National Audubon Society President John Flicker supports carefully sited wind power facilities, because
When you look at a wind turbine, you can find the bird carcasses and count them. With a coal-fired power plant, you can't count the carcasses, but it's going to kill a lot more birds. (Wind Energy Weekly, Nov. 10, 2006)The question is not which is less evil -- that is a straw man argument. The question is whether one obviates the other. That is, if your concern is the negative effect of coal burning on the lives of birds, does the erection of wind turbines reduce that negative effect enough to justify the negative effects of their own giant blades and roads and clearcutting?
And is the negative effect on birds from wind energy really less? Would 2,000 2-megawatt wind turbines covering 150 square miles kill fewer birds than one equivalent-output 1,000-megawatt coal plant, particularly if that plant has scrubbers to clean up its emissions? I don't defend the use of coal here, because mining and waste are also serious problems, but presumably it is primarily emissions, and their effect on climate and the environment, that concern the Audubon Society.
Even recognizing the problems of mining and waste, the question remains whether wind energy has a significant effect on the use of coal or any other fuel. In other words, does it reduce the problem? Or does it only add its own problems without reducing any other?

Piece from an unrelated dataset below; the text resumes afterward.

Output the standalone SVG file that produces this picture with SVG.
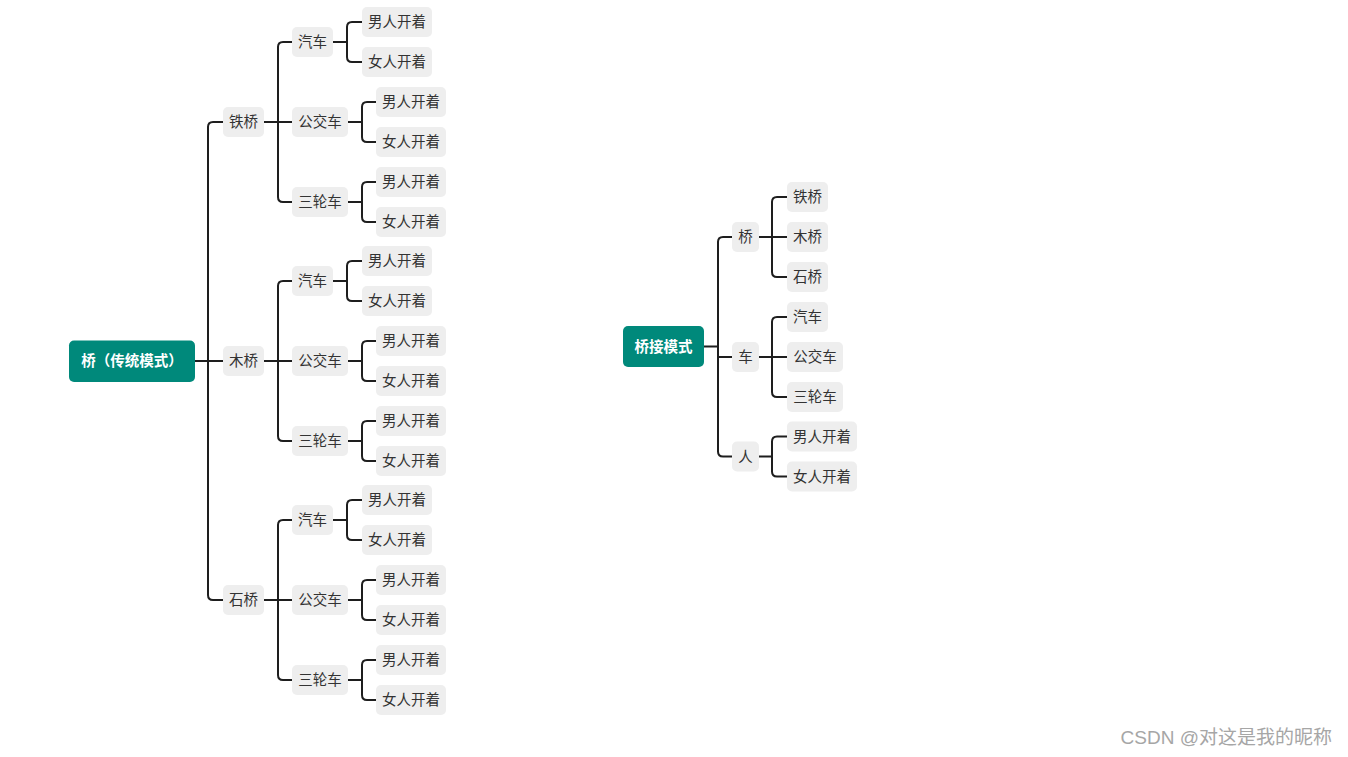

All claims that wind industry reduces emissions by reducing fossil fuel use are based on a false assumption that every time the wind is up, other plants can shut down. But most can't. They have to be ready for the wind's dying at any moment, so they simply turn down their electricity production but keep burning fuel.
The plants that can instantaneously switch on and off will more likely be used more not less. Normally, they are used only during a few peak periods in each day, while slower-starting plants vary with the broad curve of each day's use and large inflexible coal and nuclear plants maintain the base supply that is always needed. So when the wind rises and falls during non-peak times, only the quick-responding generators can balance it, so they must replace some of the intermediate supply. Not only must the peak generators be used all day and night instead of just an hour or two, the intermediate generators must operate more often at levels that are not efficient, with the result of increasing their emissions.
In short, large coal and nuclear plants are unaffected, and the rest of the grid has to work harder -- which means burning more fuel less efficiently -- to balance the fluctuations of wind energy production that have so little correspondence with customer demand.
That is why actual reduction of other fuels or emissions because of giant wind turbines on the grid has not been shown.
That is why industrial wind does not represent a "lesser" evil but only an additional evil. It's business as usual for big energy.